How the Death of Mahsa Amini Changed Iran—and Its Western Apologists

Sept. 28 2022

On September 16, a twenty-two-year-old named Mahsa Amini was arrested by the Iranian morality police for improperly wearing a hijab. Her death in custody three days later, evidently after being severely beaten, sparked waves of intense protests throughout the country. Since then, the Iranian authorities have killed dozens more in trying to quell the unrest. Nervana Mahmoud comments on how Amini’s death has been felt inside and outside of the Islamic Republic:

[I]n Western countries, the glamorizing of the hijab has been going on for decades. Even Playboy magazine published an article about the first “hijabi” news anchor in American TV history. Meanwhile, questioning the hijab’s authenticity and enforcement has been framed as “Islamophobia.” . . . But the death of Mahsa Amini has changed everything.

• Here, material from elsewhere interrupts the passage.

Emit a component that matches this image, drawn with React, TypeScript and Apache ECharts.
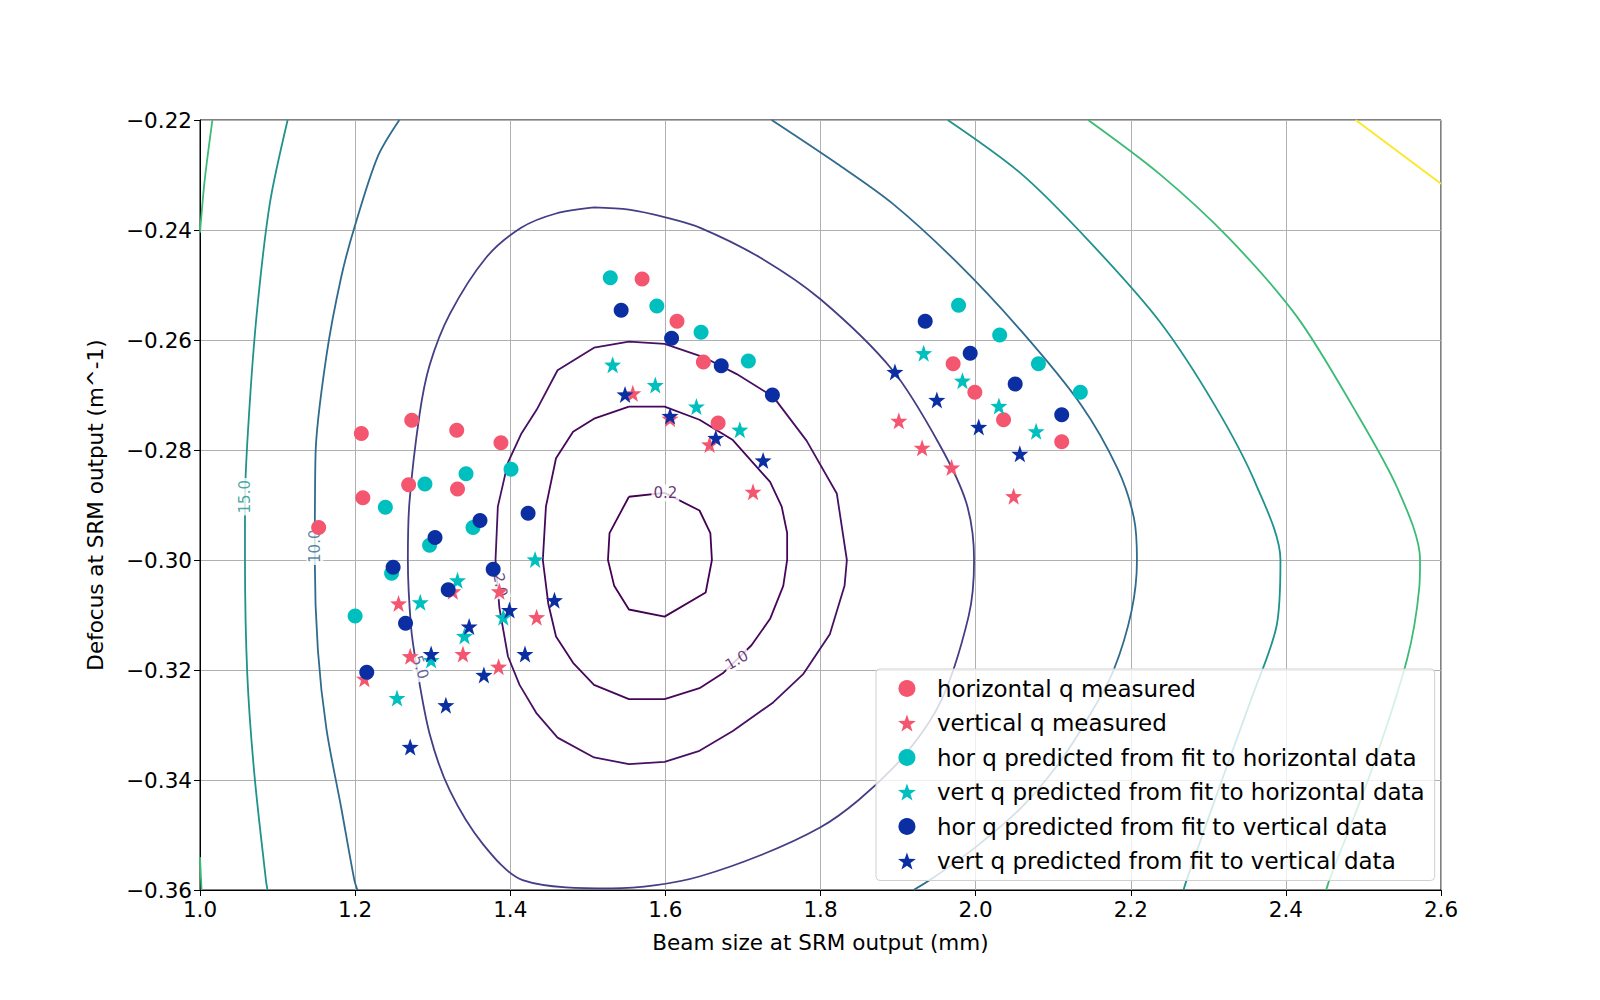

Commentators who downplayed the impact of enforced hijab have changed their tune. [Last week], CNN’s Christiane Amanpour declined an interview with the Iranian president Ebrahim Raisi, and the Biden administration imposed sanctions on Iran’s notorious morality police and senior officials for the violence carried out against protesters and for the death of Mahsa Amini.

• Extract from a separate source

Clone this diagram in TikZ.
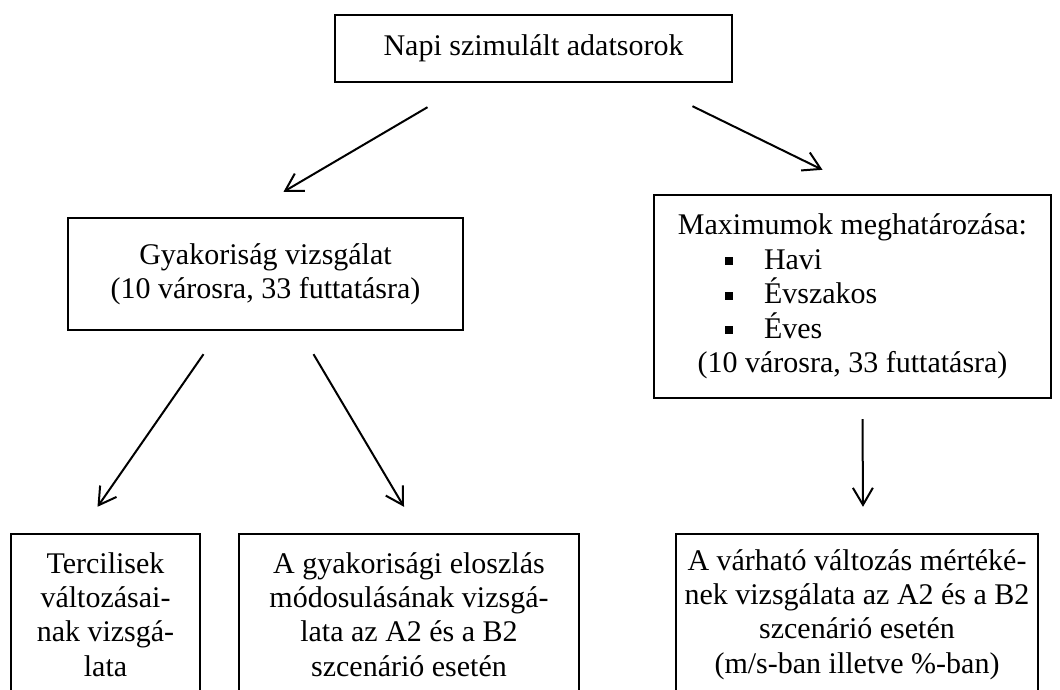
\documentclass[tikz,border=0pt]{standalone}
\usepackage{fontspec}
\setmainfont{Liberation Serif}
\usetikzlibrary{calc}
\usetikzlibrary{arrows.meta}

\tikzset{
 doboz/.style={draw,line width=2.4pt,inner sep=0pt,align=center,font=\fontsize{30}{34.4}\selectfont},
 nyil/.style={line width=2pt,-{Straight Barb[length=17pt,width=20pt]}}
}
\newcommand{\pont}{\rule[4pt]{8pt}{8pt}\hspace{31pt}}

\begin{document}
\begin{tikzpicture}[x=1pt,y=-1pt]
 \useasboundingbox (0,0) rectangle (1060,689);
 \clip (0,0) rectangle (1060,689);
 %doboz fent
 \node[doboz,minimum width=397pt,minimum height=67pt] (napi) at (533.5,48.5) {Napi szimulált adatsorok};
 %doboz bal (kozep)
 \node[doboz,minimum width=395pt,minimum height=112pt] (gyak) at (265.5,274) {Gyakoriság vizsgálat\\(10 városra, 33 futtatásra)};
 %doboz jobb (kozep)
 \node[doboz,minimum width=397pt,minimum height=203pt] (maxi) at (852.5,296.5) {Maximumok meghatározása:\\
  \makebox[255pt][l]{\pont Havi}\\
  \makebox[255pt][l]{\pont Évszakos}\\
  \makebox[255pt][l]{\pont Éves}\\
  (10 városra, 33 futtatásra)};
 %dobozok lent
 \node[doboz,minimum width=189pt,minimum height=161pt] (terc) at (105.5,614.5) {Tercilisek\\változásai-\\nak vizsgá-\\lata};
 \node[doboz,minimum width=340pt,minimum height=161pt] (gyel) at (409,614.5) {A gyakorisági eloszlás\\módosulásának vizsgá-\\lata az A2 és a B2\\szcenárió esetén};
 \node[doboz,minimum width=362pt,minimum height=161pt] (varh) at (857,614.5) {A várható változás mértéké-\\nek vizsgálata az A2 és a B2\\szcenárió esetén\\(m/s-ban illetve \%-ban)};
 %nyilak
 \draw[nyil] ($(napi.south)+(-106,24)$) -- ($(gyak.north)+(18,-25)$);
 \draw[nyil] ($(napi.south)+(159,23)$) -- ($(maxi.north)+(-30,-24)$);
 \draw[nyil] ($(gyak.south)+(-62,23)$) -- ($(terc.north)+(-8,-26)$);
 \draw[nyil] ($(gyak.south)+(48,23)$) -- ($(gyel.north)+(-5,-26)$);
 \draw[nyil] ($(maxi.south)+(10,20)$) -- ($(varh.north)+(6,-26)$);
\end{tikzpicture}
\end{document}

The visual impact of the scenes in Iran has extended to the Arab world too. Arabic media outlets have felt the winds of change. The death of Mahsa Amini and the resulting protests in Iran are now top headlines, with Arab audiences watching daily as Iranian women from all age groups remove their hijabs and challenge the regime policy.

Iranian women are making history. They are teaching the world—including the Muslim world—about the glaring difference between opting to wear the hijab and being forced to wear it, whether by law or due to social pressure and mental bullying. Finally, non-hijabi women are not afraid to defy, proudly, their Islamist oppressors.